====== ENTRIES SHOWN ======

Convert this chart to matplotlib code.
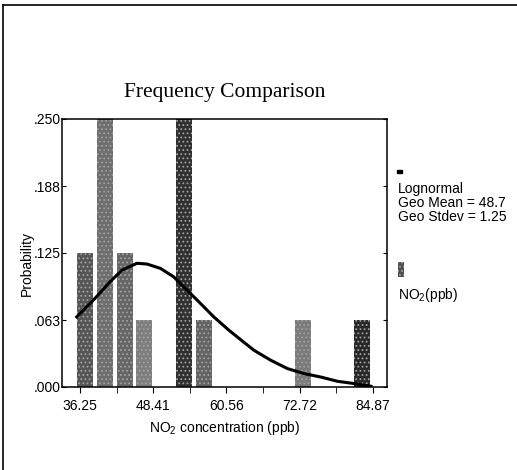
import matplotlib
matplotlib.use("Agg")
import matplotlib.pyplot as plt
from matplotlib.patches import Rectangle
from matplotlib.lines import Line2D

# -----------------------------
# Data
# -----------------------------
bar_centers = [37.08, 40.37, 43.66, 46.95, 53.53, 56.82, 73.27, 83.14]
bar_probs = [0.125, 0.25, 0.125, 0.0625, 0.25, 0.0625, 0.0625, 0.0625]
bar_colors = ["#555555", "#6e6e6e", "#666666", "#7e7e7e",
              "#303030", "#636363", "#7a7a7a", "#282828"]
bar_width = 2.67

curve_x = [35.7, 38.47, 41.25, 43.2, 45.7, 47.37, 49.58, 51.8, 54.03, 56.25,
           58.47, 60.97, 62.37, 65.13, 67.92, 70.7, 73.47, 76.25, 79.03,
           81.8, 84.58]
curve_y = [0.0654, 0.0811, 0.0982, 0.109, 0.1154, 0.1147, 0.1107, 0.1028,
           0.0904, 0.078, 0.0654, 0.053, 0.0467, 0.0343, 0.025, 0.0172,
           0.0125, 0.0093, 0.0053, 0.0032, 0.0007]

x_ticks = [36.25, 48.41, 60.56, 72.72, 84.87]
x_minor = [42.33, 54.49, 66.64, 78.80]
y_ticks = [0.0, 0.0625, 0.125, 0.1875, 0.25]
y_labels = [".000", ".063", ".125", ".188", ".250"]

# -----------------------------
# Figure
# -----------------------------
W, H = 517, 470
plt.rcParams["font.family"] = ["Liberation Sans", "DejaVu Sans"]
plt.rcParams["mathtext.default"] = "regular"
plt.rcParams["hatch.linewidth"] = 0.8

fig = plt.figure(figsize=(W / 100, H / 100), dpi=100)
ax = fig.add_axes([62 / W, 1 - 387 / H, 325 / W, 268 / H])

# outer frame (top and left only, as in the scan)
fig.add_artist(Line2D([3 / W, 3 / W], [0, 1 - 5 / H], color="black", lw=1.2))
fig.add_artist(Line2D([3 / W, 1], [1 - 5 / H, 1 - 5 / H], color="black", lw=1.2))

bars = ax.bar(bar_centers, bar_probs, width=bar_width, color=bar_colors,
              linewidth=0, hatch="....", zorder=2)
for b in bars:
    b.set_edgecolor("#a0a0a0")
ax.plot(curve_x, curve_y, color="black", lw=2.2, zorder=3)

ax.set_xlim(33.25, 87.25)
ax.set_ylim(0, 0.25)
ax.set_xticks(x_ticks)
ax.set_xticklabels([f"{v:.2f}" for v in x_ticks])
ax.set_xticks(x_minor, minor=True)
ax.set_yticks(y_ticks)
ax.set_yticklabels(y_labels)
ax.tick_params(axis="x", which="both", direction="out", length=4, pad=5,
               labelsize=10, top=False)
ax.tick_params(axis="y", which="both", direction="in", length=3, pad=1,
               labelsize=10, right=True)
for s in ax.spines.values():
    s.set_linewidth(1.1)

ax.set_title("Frequency Comparison", family=["Liberation Serif", "DejaVu Serif"],
             fontsize=15.5, pad=16)
ax.set_xlabel("NO$_2$ concentration (ppb)", fontsize=10, labelpad=4)
ax.set_ylabel("Probability", fontsize=10)
ax.yaxis.set_label_coords(-0.088, 0.46)

# -----------------------------
# Legend on the right
# -----------------------------
fig.add_artist(Rectangle((397 / W, 1 - 173 / H), 5 / W, 3 / H,
                         transform=fig.transFigure, color="black"))
fig.text(398 / W, 1 - 189 / H, "Lognormal", fontsize=10, va="center")
fig.text(398 / W, 1 - 203 / H, "Geo Mean = 48.7", fontsize=10, va="center")
fig.text(398 / W, 1 - 217 / H, "Geo Stdev = 1.25", fontsize=10, va="center")
fig.add_artist(Rectangle((398 / W, 1 - 277 / H), 6 / W, 15 / H,
                         transform=fig.transFigure, facecolor="#505050",
                         edgecolor="#a0a0a0", hatch="....", linewidth=0))
fig.text(398 / W, 1 - 295 / H, "NO$_2$(ppb)", fontsize=10, va="center")

fig.savefig("out.png", dpi=100, facecolor="white")
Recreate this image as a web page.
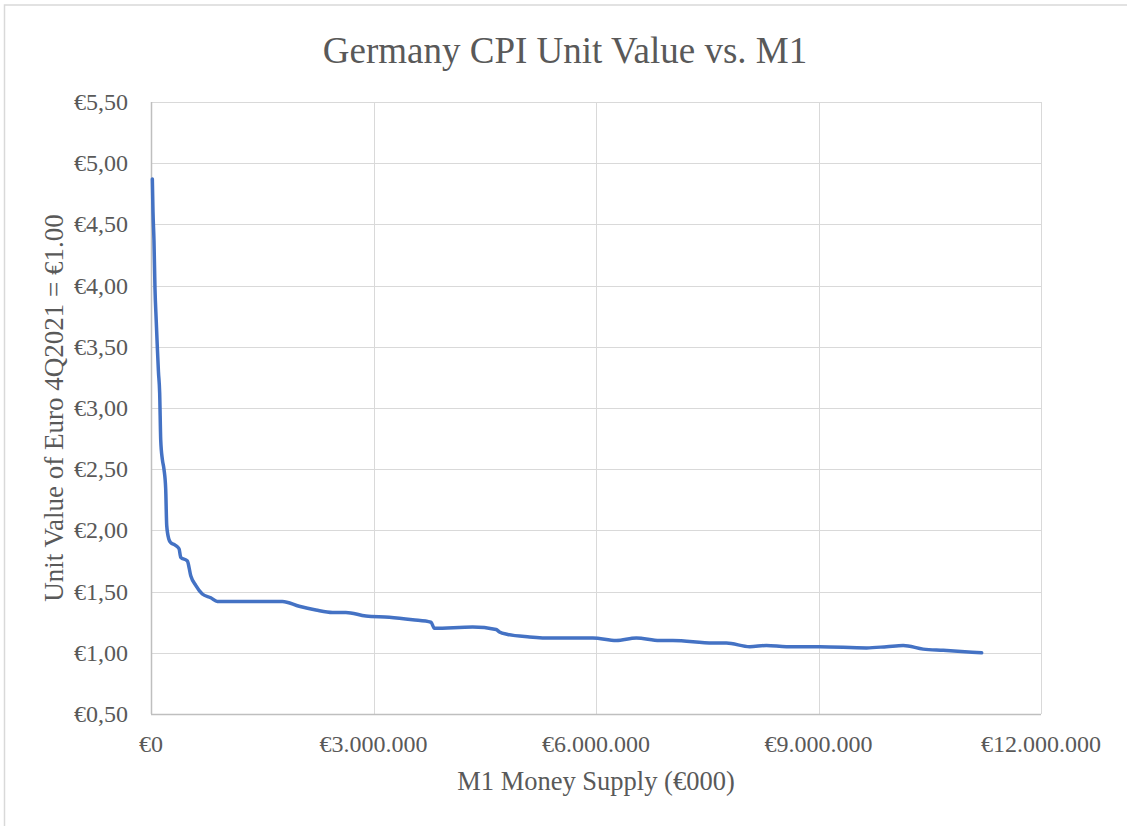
<!DOCTYPE html>
<html lang="en">
  <head>
    <meta charset="utf-8" />
    <title>Germany CPI Unit Value vs. M1</title>
    <style>
      body {
        margin: 0;
        background: #fff;
      }
      svg {
        display: block;
        font-family: "Liberation Serif", "Times New Roman", serif;
      }
      .grid line {
        stroke: #d9d9d9;
        stroke-width: 1px;
      }
      .axis-text {
        fill: #595959;
        font-size: 24px;
      }
    </style>
  </head>
  <body>
    <svg></svg>

    <script src="https://d3js.org/d3.v7.min.js"></script>
    <script>
      // M1 money supply (EUR 000) and unit value of the euro (4Q2021 = 1.00)
      const m1 = [
        18000, 27000, 40000, 54000, 70000, 85000, 100000, 117000, 131000,
        153000, 175000, 198000, 212000, 240000, 266000, 324000, 378000,
        401000, 490000, 536000, 603000, 692000, 806000, 895000, 1772000,
        1998000, 2223000, 2447000, 2628000, 2898000, 3213000, 3527000,
        3776000, 3820000, 4337000, 4653000, 4698000, 4810000, 5103000,
        5417000, 5957000, 6273000, 6543000, 6857000, 7037000, 7577000,
        7758000, 8073000, 8298000, 8568000, 9017000, 9648000, 9918000,
        10142000, 10412000, 10682000, 11200000,
      ];
      const unitValue = [
        4.87, 4.6, 4.37, 3.97, 3.72, 3.5, 3.3, 3.12, 2.74, 2.58, 2.5, 2.34,
        2.04, 1.93, 1.9, 1.88, 1.85, 1.78, 1.75, 1.63, 1.55, 1.48, 1.45, 1.42,
        1.42, 1.38, 1.35, 1.33, 1.33, 1.3, 1.29, 1.27, 1.25, 1.2, 1.21, 1.19,
        1.17, 1.15, 1.13, 1.12, 1.12, 1.1, 1.12, 1.1, 1.1, 1.08, 1.08, 1.05,
        1.06, 1.05, 1.05, 1.04, 1.05, 1.06, 1.03, 1.02, 1.0,
      ];
      const xTicks = [0, 3000000, 6000000, 9000000, 12000000];
      const yTicks = [0.5, 1, 1.5, 2, 2.5, 3, 3.5, 4, 4.5, 5, 5.5];

      const title = "Germany CPI Unit Value vs. M1";
      const xTitle = "M1 Money Supply (\u20ac000)";
      const yTitle = "Unit Value of Euro 4Q2021 = \u20ac1.00";

      const width = 1127;
      const height = 826;
      const plot = { left: 151, right: 1041, top: 102, bottom: 714 };

      const euro = d3.formatLocale({
        decimal: ",",
        thousands: ".",
        grouping: [3],
        currency: ["\u20ac", ""],
      });
      const fmtX = euro.format("$,.0f");
      const fmtY = euro.format("$.2f");

      const svg = d3
        .select("svg")
        .attr("width", width)
        .attr("height", height);

      // chart border
      svg
        .append("rect")
        .attr("x", 4.5)
        .attr("y", 5)
        .attr("width", 1140)
        .attr("height", 840)
        .attr("fill", "#fff")
        .attr("stroke", "#d9d9d9")
        .attr("stroke-width", 1.5);

      const x = d3
        .scaleLinear()
        .domain([0, 12000000])
        .range([plot.left, plot.right]);
      const y = d3
        .scaleLinear()
        .domain([0.5, 5.5])
        .range([plot.bottom, plot.top]);

      // gridlines
      const grid = svg.append("g").attr("class", "grid");
      grid
        .selectAll("line.h")
        .data(yTicks)
        .join("line")
        .attr("class", "h")
        .attr("x1", plot.left)
        .attr("x2", plot.right)
        .attr("y1", (d) => Math.round(y(d)) + 0.5)
        .attr("y2", (d) => Math.round(y(d)) + 0.5);
      grid
        .selectAll("line.v")
        .data(xTicks)
        .join("line")
        .attr("class", "v")
        .attr("x1", (d) => Math.round(x(d)) + 0.5)
        .attr("x2", (d) => Math.round(x(d)) + 0.5)
        .attr("y1", plot.top)
        .attr("y2", plot.bottom);

      // axis lines
      svg
        .append("line")
        .attr("x1", plot.left + 0.5)
        .attr("x2", plot.left + 0.5)
        .attr("y1", plot.top)
        .attr("y2", plot.bottom)
        .attr("stroke", "#bfbfbf")
        .attr("stroke-width", 1.5);
      svg
        .append("line")
        .attr("x1", plot.left)
        .attr("x2", plot.right)
        .attr("y1", plot.bottom + 0.5)
        .attr("y2", plot.bottom + 0.5)
        .attr("stroke", "#bfbfbf")
        .attr("stroke-width", 1.5);

      // tick labels
      svg
        .append("g")
        .selectAll("text")
        .data(yTicks)
        .join("text")
        .attr("class", "axis-text")
        .attr("x", plot.left - 23)
        .attr("y", (d) => y(d))
        .attr("dy", "0.33em")
        .attr("text-anchor", "end")
        .text((d) => fmtY(d));
      svg
        .append("g")
        .selectAll("text")
        .data(xTicks)
        .join("text")
        .attr("class", "axis-text")
        .attr("x", (d) => x(d))
        .attr("y", plot.bottom + 38)
        .attr("text-anchor", "middle")
        .text((d) => fmtX(d));

      // data line
      const data = m1.map((v, i) => ({ x: v, y: unitValue[i] }));
      svg
        .append("path")
        .datum(data)
        .attr("fill", "none")
        .attr("stroke", "#4472c4")
        .attr("stroke-width", 3.5)
        .attr("stroke-linejoin", "round")
        .attr("stroke-linecap", "round")
        .attr(
          "d",
          d3
            .line()
            .x((d) => x(d.x))
            .y((d) => y(d.y))
            .curve(d3.curveMonotoneX)
        );

      // titles
      svg
        .append("text")
        .attr("x", 565)
        .attr("y", 63)
        .attr("text-anchor", "middle")
        .attr("fill", "#595959")
        .attr("font-size", 37)
        .text(title);
      svg
        .append("text")
        .attr("x", (plot.left + plot.right) / 2)
        .attr("y", 790)
        .attr("text-anchor", "middle")
        .attr("fill", "#595959")
        .attr("font-size", 26.5)
        .text(xTitle);
      svg
        .append("text")
        .attr(
          "transform",
          `translate(63,${(plot.top + plot.bottom) / 2}) rotate(-90)`
        )
        .attr("text-anchor", "middle")
        .attr("fill", "#595959")
        .attr("font-size", 27)
        .text(yTitle);
    </script>
  </body>
</html>
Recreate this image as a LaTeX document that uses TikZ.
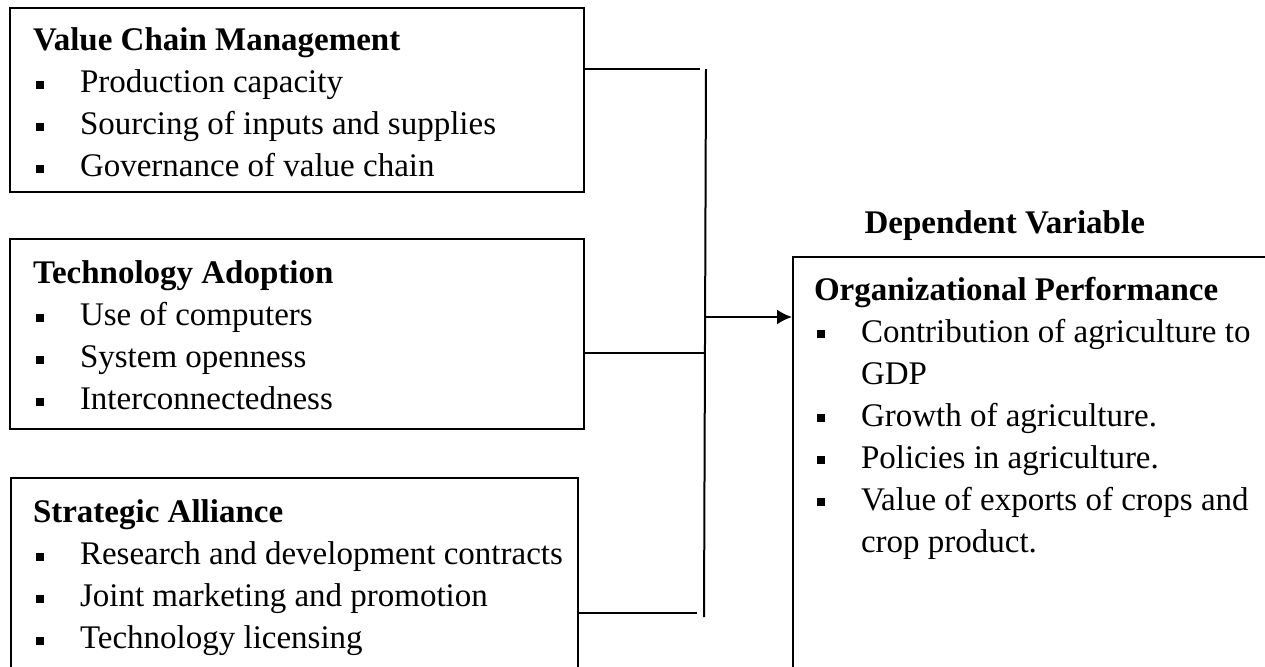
\documentclass[tikz,border=0pt]{standalone}
\usepackage{fontspec}
\setmainfont{Liberation Serif}
\usetikzlibrary{positioning,arrows.meta}

\newcommand{\bitem}[1]{\makebox[23.5pt][l]{\hspace{1.5pt}\raisebox{2pt}{\rule{3.9pt}{3.9pt}}}#1}
\newcommand{\bindent}{\hspace*{23.5pt}}

\begin{document}
\begin{tikzpicture}[x=0.5pt, y=-0.5pt, >={Latex[length=7.5pt,width=7.5pt]}, line width=1pt,
    panel/.style={draw, line width=1.1pt, anchor=north west, inner sep=0pt},
    paneltext/.style={anchor=north west, align=left, inner sep=0pt, font=\fontsize{16.5}{21}\selectfont}]
    \useasboundingbox (0,0) rectangle (1265,666);
    \clip (0,0) rectangle (1265,666);

    % independent variables
    \node[panel, minimum width=287pt, minimum height=92pt] (vcm) at (9,7) {};
    \node[paneltext] (vcmtext) at ([xshift=11.5pt,yshift=-10pt]vcm.north west)
        {\textbf{Value Chain Management}\\ \bitem{Production capacity}\\
         \bitem{Sourcing of inputs and supplies}\\ \bitem{Governance of value chain}};

    \node[panel, minimum width=287pt, minimum height=95pt] (tech) at (9,238) {};
    \node[paneltext] (techtext) at ([xshift=11.5pt,yshift=-11pt]tech.north west)
        {\textbf{Technology Adoption}\\ \bitem{Use of computers}\\
         \bitem{System openness}\\ \bitem{Interconnectedness}};

    \node[panel, minimum width=283.5pt, minimum height=115pt] (ally) at (10,477) {};
    \node[paneltext] (allytext) at ([xshift=11pt,yshift=-11pt]ally.north west)
        {\textbf{Strategic Alliance}\\ \bitem{Research and development contracts}\\
         \bitem{Joint marketing and promotion}\\ \bitem{Technology licensing}};

    % dependent variable
    \node[font=\fontsize{16.5}{21}\selectfont\bfseries, anchor=base west] (depvar) at (857,233) {Dependent Variable};
    \node[panel, minimum width=256pt, minimum height=225pt] (perf) at (792,256) {};
    \node[paneltext] (perftext) at ([xshift=10.5pt,yshift=-10pt]perf.north west)
        {\textbf{Organizational Performance}\\ \bitem{Contribution of agriculture to}\\
         \bindent GDP\\ \bitem{Growth of agriculture.}\\ \bitem{Policies in agriculture.}\\
         \bitem{Value of exports of crops and}\\ \bindent crop product.};

    % connectors
    \coordinate (vcmend) at (700,69);
    \coordinate (techend) at (705,353);
    \coordinate (allyend) at (697,613);
    \coordinate (bustop) at (706,69);
    \coordinate (busbot) at (704,617);
    \coordinate (busmid) at (705,317);
    \draw (vcmend -| vcm.east) -- (vcmend);
    \draw (techend -| tech.east) -- (techend);
    \draw (allyend -| ally.east) -- (allyend);
    \draw (bustop) -- (busbot);
    \draw[->] (busmid) -- (busmid -| perf.west);
\end{tikzpicture}
\end{document}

======

EXERCISE DESCRIPTION: The first line to copy holds "Recreate this image as a web page.", and the last holds "102, bottom: 714". Copy them and the lines between exactly, leaving out pictures.

IN RESPONSE:
Recreate this image as a web page.
<!DOCTYPE html>
<html lang="en">
  <head>
    <meta charset="utf-8" />
    <title>Germany CPI Unit Value vs. M1</title>
    <style>
      body {
        margin: 0;
        background: #fff;
      }
      svg {
        display: block;
        font-family: "Liberation Serif", "Times New Roman", serif;
      }
      .grid line {
        stroke: #d9d9d9;
        stroke-width: 1px;
      }
      .axis-text {
        fill: #595959;
        font-size: 24px;
      }
    </style>
  </head>
  <body>
    <svg></svg>

    <script src="https://d3js.org/d3.v7.min.js"></script>
    <script>
      // M1 money supply (EUR 000) and unit value of the euro (4Q2021 = 1.00)
      const m1 = [
        18000, 27000, 40000, 54000, 70000, 85000, 100000, 117000, 131000,
        153000, 175000, 198000, 212000, 240000, 266000, 324000, 378000,
        401000, 490000, 536000, 603000, 692000, 806000, 895000, 1772000,
        1998000, 2223000, 2447000, 2628000, 2898000, 3213000, 3527000,
        3776000, 3820000, 4337000, 4653000, 4698000, 4810000, 5103000,
        5417000, 5957000, 6273000, 6543000, 6857000, 7037000, 7577000,
        7758000, 8073000, 8298000, 8568000, 9017000, 9648000, 9918000,
        10142000, 10412000, 10682000, 11200000,
      ];
      const unitValue = [
        4.87, 4.6, 4.37, 3.97, 3.72, 3.5, 3.3, 3.12, 2.74, 2.58, 2.5, 2.34,
        2.04, 1.93, 1.9, 1.88, 1.85, 1.78, 1.75, 1.63, 1.55, 1.48, 1.45, 1.42,
        1.42, 1.38, 1.35, 1.33, 1.33, 1.3, 1.29, 1.27, 1.25, 1.2, 1.21, 1.19,
        1.17, 1.15, 1.13, 1.12, 1.12, 1.1, 1.12, 1.1, 1.1, 1.08, 1.08, 1.05,
        1.06, 1.05, 1.05, 1.04, 1.05, 1.06, 1.03, 1.02, 1.0,
      ];
      const xTicks = [0, 3000000, 6000000, 9000000, 12000000];
      const yTicks = [0.5, 1, 1.5, 2, 2.5, 3, 3.5, 4, 4.5, 5, 5.5];

      const title = "Germany CPI Unit Value vs. M1";
      const xTitle = "M1 Money Supply (\u20ac000)";
      const yTitle = "Unit Value of Euro 4Q2021 = \u20ac1.00";

      const width = 1127;
      const height = 826;
      const plot = { left: 151, right: 1041, top: 102, bottom: 714 };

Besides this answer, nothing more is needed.